Dusk and memories

Stretching back to my childhood, dusk is my least favorite time of day. It has the light photographers and filmmakers like best: the magic hour, or golden hour, they call it. In my novels, even though he is a movie director, my character shares my moodiness at this time of day. I know my reasons; I’m not sure I know his yet.

When we went to New York in October of 2001, it wasn’t planned that we’d be in Lower Manhattan at dusk. The timing just turned out that way. It was eerily quiet and painful. I’ve probably shared pictures on here from that day; the photo above is not from those or that place or this date.

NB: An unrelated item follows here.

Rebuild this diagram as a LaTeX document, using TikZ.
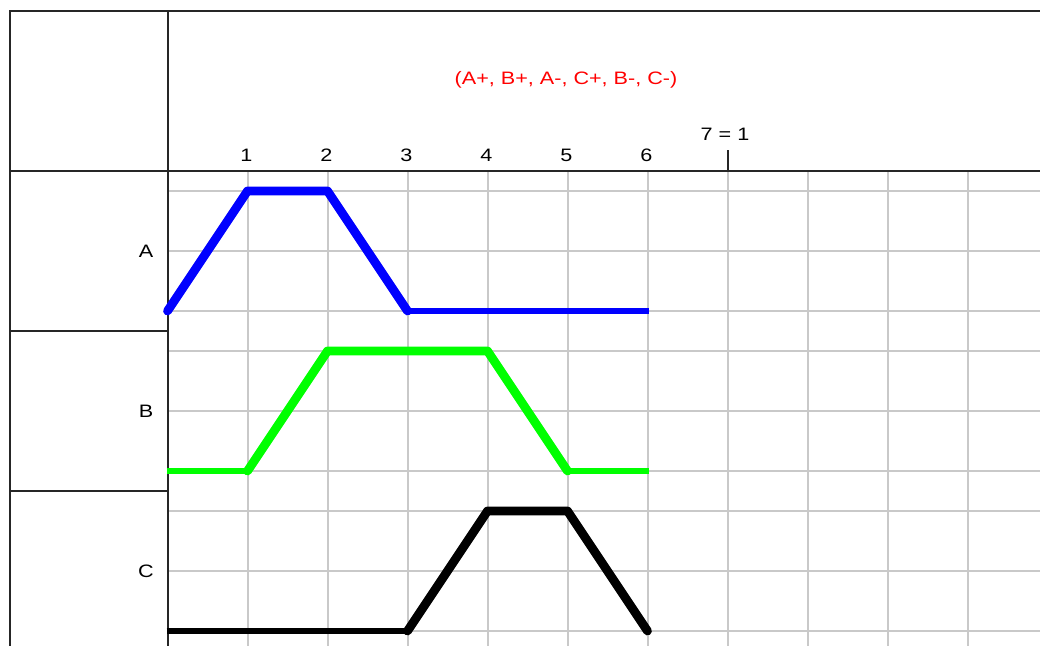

I used it only because it evokes that sad dusk mood as I mourn those lost, all that we lost, on September 11, 2001.

I’ve been thinking a lot about sadness lately for different reasons, and so I’ve been looking back to this day twenty years ago and the time afterward. I feel like if I try a little harder, give my memory a little more power, something I learned then will help me get through now.

In 2013, I posted a poem on this date and decided to use it again. Maybe it will mean something to you, too, as you face your own challenges and questions and uncertainties.

Dreams in the dusk,
Only dreams closing the day
And with the day’s close going back
To the gray things, the dark things,
The far, deep things of dreamland.

Dreams, only dreams in the dusk,
Only the old remembered pictures
Of lost days when the day’s loss
Wrote in tears the heart’s loss.

Tears and loss and broken dreams
May find your heart at dusk.

“Dreams in the Dusk,” Carl Sandburg

2 thoughts on “Dusk and memories”

  1. I think I understand the general feeling about dusk. Conversely, my favourite time of day is dawn. The freshest, purest time of the day (especially in summer). So much promise. I feel the same way about the spring.

    1. Oh, my gosh, dawn in the summer. When I was a girl, I loved to be the first to wake up and go outside and watch the world come to life. There was one place we lived that was so wild and beautiful. I can still remember those mornings alone. I was maybe eleven/twelve in that house.